Across the years there have been many great footballing eras. When they came along it represented times when something new and revolutionary was happening, something that would alter the way that football clubs would try and do things from that point.
The most recent era I feel came in with Guardiola’s Barcelona. Guardiola was undoubtedly the beneficiary of some fine ground work from those that came before him, but his quick passing, probing, possession football with an emphasis on winning the ball back quickly through a high press now looks to primarily be the modern blueprint for top sides.
Before this the Italian style of Catenaccio proved effective and saw the big Italian clubs as the dominant force for a period of time. Well organised defensive systems with devastating quick counter-attacking ability. Even with the newer developments with the high press you still see the art of Catenaccio proving effective today. In fact, it is almost the antithesis of the high press and the style of football most likely, carried out correctly, to still frustrate and overcome a dominant high press team enjoying superior possession.
Going even further back we have had Pele’s Brazil who were just….well they were just Brazil and brilliant. It is likely that a modern top team needs to borrow certain aspects from all the great eras.
One of the greatest eras that saw a revolutionary change in the landscape was that of Totaalvoetbal, or better known to most of us as Dutch total football. It is this concept that I wish to touch more upon today. It could be argued that it wasn’t a completely new concept at the time of its recognised development. The great Brazil, Hungarian and Madrid sides preceding this could have been viewed as total footballing sides. However, it certainly became recognised as an entity in its own right in the 70’s, mainly through the Ajax side of Rinus Michels with the great Cruyff (RIP) as its most famous offspring.
I am sure some of our Dutch contingent can add far more to my more limited knowledge on the subject but the basic idea is that you coach a team of highly technically skilled players that can take up the position of any one of their team-mates at any time in the game thus creating a fluid attacking system with interchanging players.
The question I have is – can it still effectively function on its own in the modern game, to the point where other styles and systems need not be considered? Alternatively, does it still have its place in modern football but not in its full purist all-encompassing style that was seen in the 70’s? Can the total football style still be a key component in a modern football club but it is now necessary to know where its effectiveness ends in the modern game?
In today’s game I feel you can still see great merit in this style of coaching, particularly with the academy player’s skill set development.

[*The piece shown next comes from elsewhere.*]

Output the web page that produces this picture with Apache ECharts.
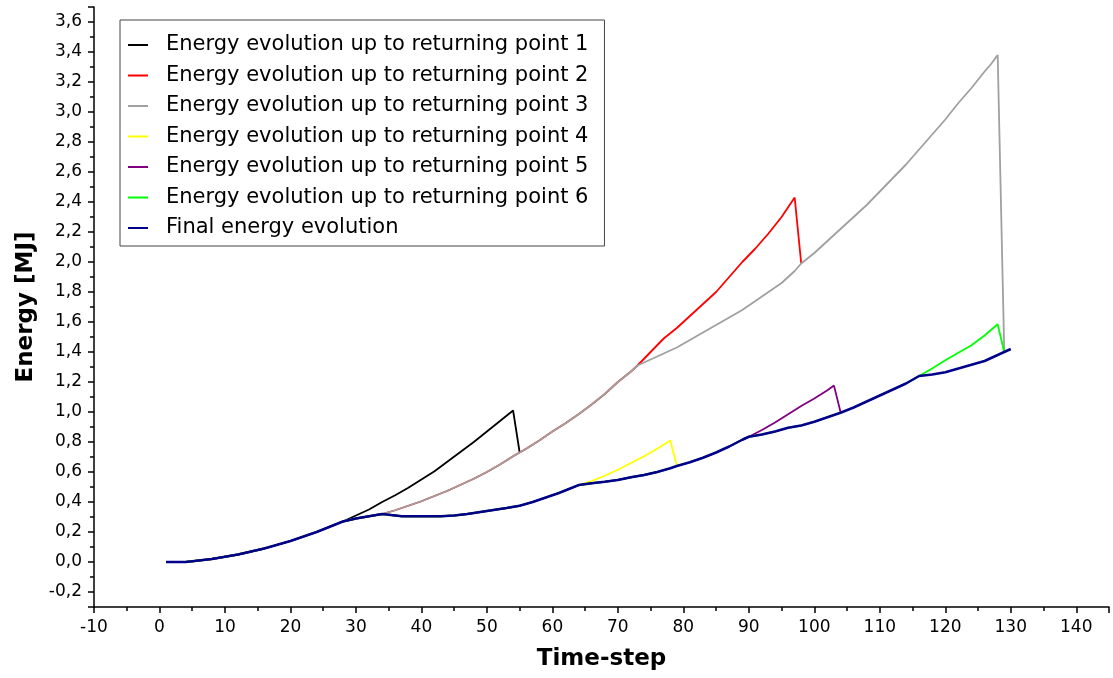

I will put my neck out and state that I feel that Arsene Wenger adheres to its principles in his footballing philosophy and utilises it in the development of our academy players.
I wonder though if we take it too far in this modern era. By this I mean is it now an effective concept in modern top level first team football beyond the development period of the academy player. It seems to me that Arsene frequently carries its concepts into our first team, and even at this point still likes to move certain senior first team players around into different positions.
Personally I feel the 70’s total football concept is excellent for youth development but that, in the modern game, once a player is considered a regular first team player it becomes more important to discern where their key strengths and weaknesses lie and to identify that players best position and then let them then develop their skills further to become as effective as they can in that role.
I have harboured a feeling for a while that we are almost over-coaching many of our more senior young players, beyond the point of where it is useful, and that then it becomes a hindrance to their further development. Are we creating too many Jack of all trades master of none, and does the modern game requires a greater number of specialists than was required back in the 70’s where a greater number of adaptable players was effective?
The player that really comes to mind for me is Oxlade Chamberlain. I feel he has been shunted around too much and we have not found his best position and allowed him to develop into it. This idea could be applied to other players as well and I do wonder if this is why we are seeing the likes of Oxlade Chamberlain seemingly stall, if not go backwards, in their development as a player once they are more regularly in the first team.